# Poratable Dishwasher help



## tvlfleming (Feb 4, 2007)

Yes your good to go with both, just make sure your drain line is secured to the tub your draining into, it is under pressure by the drain pump. You also have to make a loop in the drain line as high as the top of the dishwasher so it can fill with water. If you drop straight down it will drain as fast as it fills. Also if your going to enclose under a counter top with cupboards on each side like a permanent than remove sides and back to allow it to vent.


----------



## oiram (Feb 9, 2007)

Thanks for the help. No it is not going under a counter or next to cabinets, I just want it stationary against the wall where it is. Glad you told me about the drain loop, I didn't realize that, but it makes sense... there is even a plastic clip on the inside back of the cabinet that does that with the existing drain hose... what will they think of next?
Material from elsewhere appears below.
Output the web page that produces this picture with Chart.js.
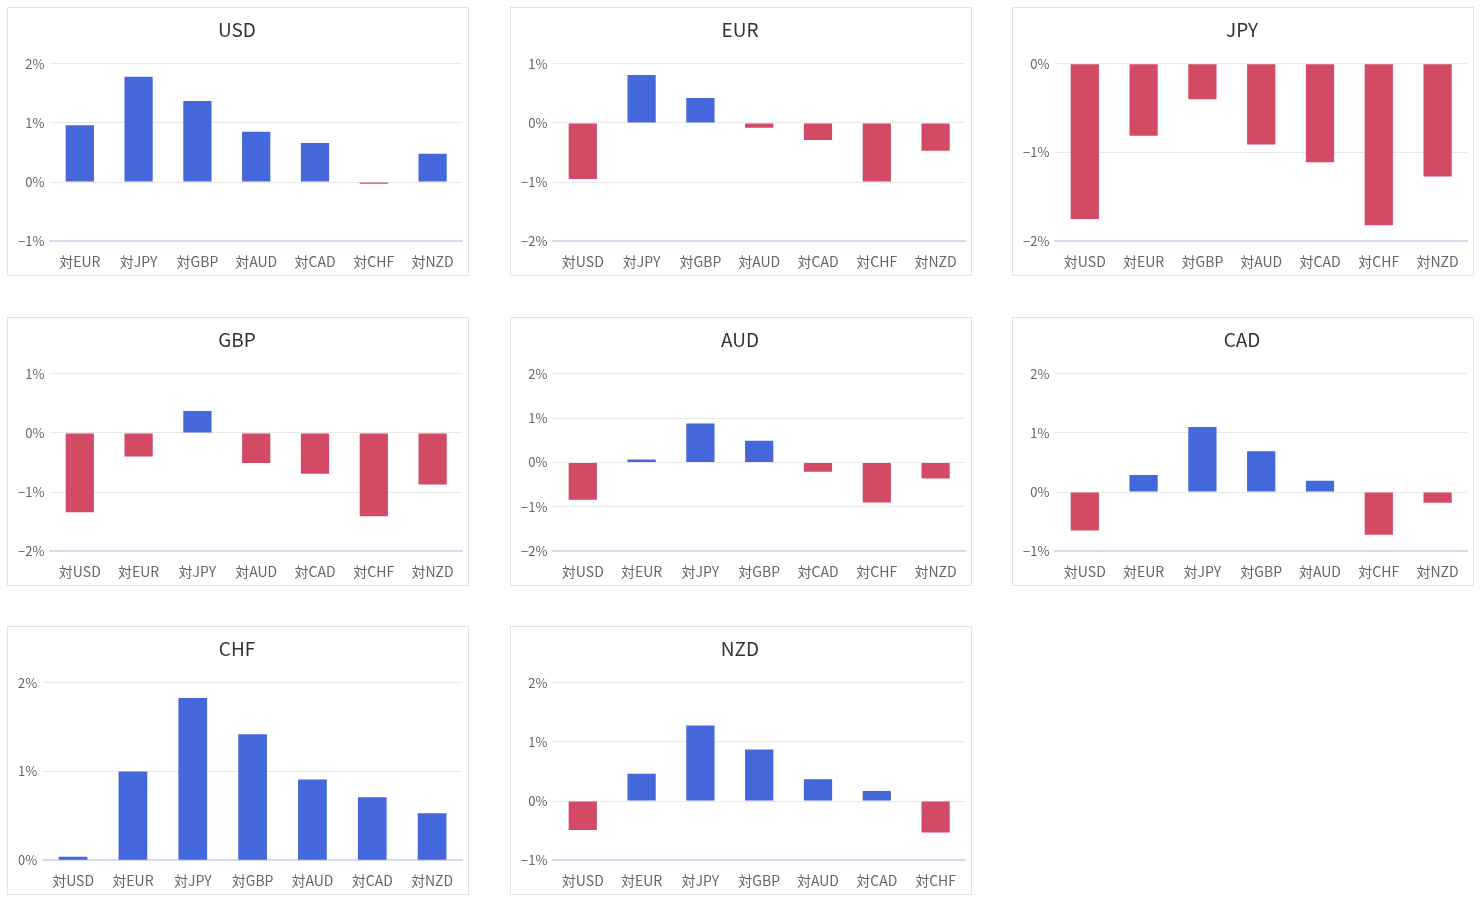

Again, thanks for your help, I really appreciate it! Hope it works!

Mario


----------



## HarryHarley (Nov 17, 2006)

oiram said:


> Hello,
> I have a Kenmore portable dishwasher which I want to permanently hook up to a water line so I don't have to move it around anymore. There is an extra hot water spigot in my basement where a washing machine would hook up... this is right under where the dishwasher is.
> 
> This may be a personal question, but I never seen anyone put a dishwasher in their basement. You must have a finished kitchen down there? The advice you received is correct. Good luck.


----------



## oiram (Feb 9, 2007)

Did it today and it works! Thanks for your advice! The dishwasher is not in the basement, the supply line is... I ran the hose up through the floor and the drain back down. It's kind of a jury-rig job I guess, but we don't want it 100% permanent, we just have a small kitchen and don't want to have to move it all the time. It works for what we need it to do and that's whats important. Thanks again!

Mario


----------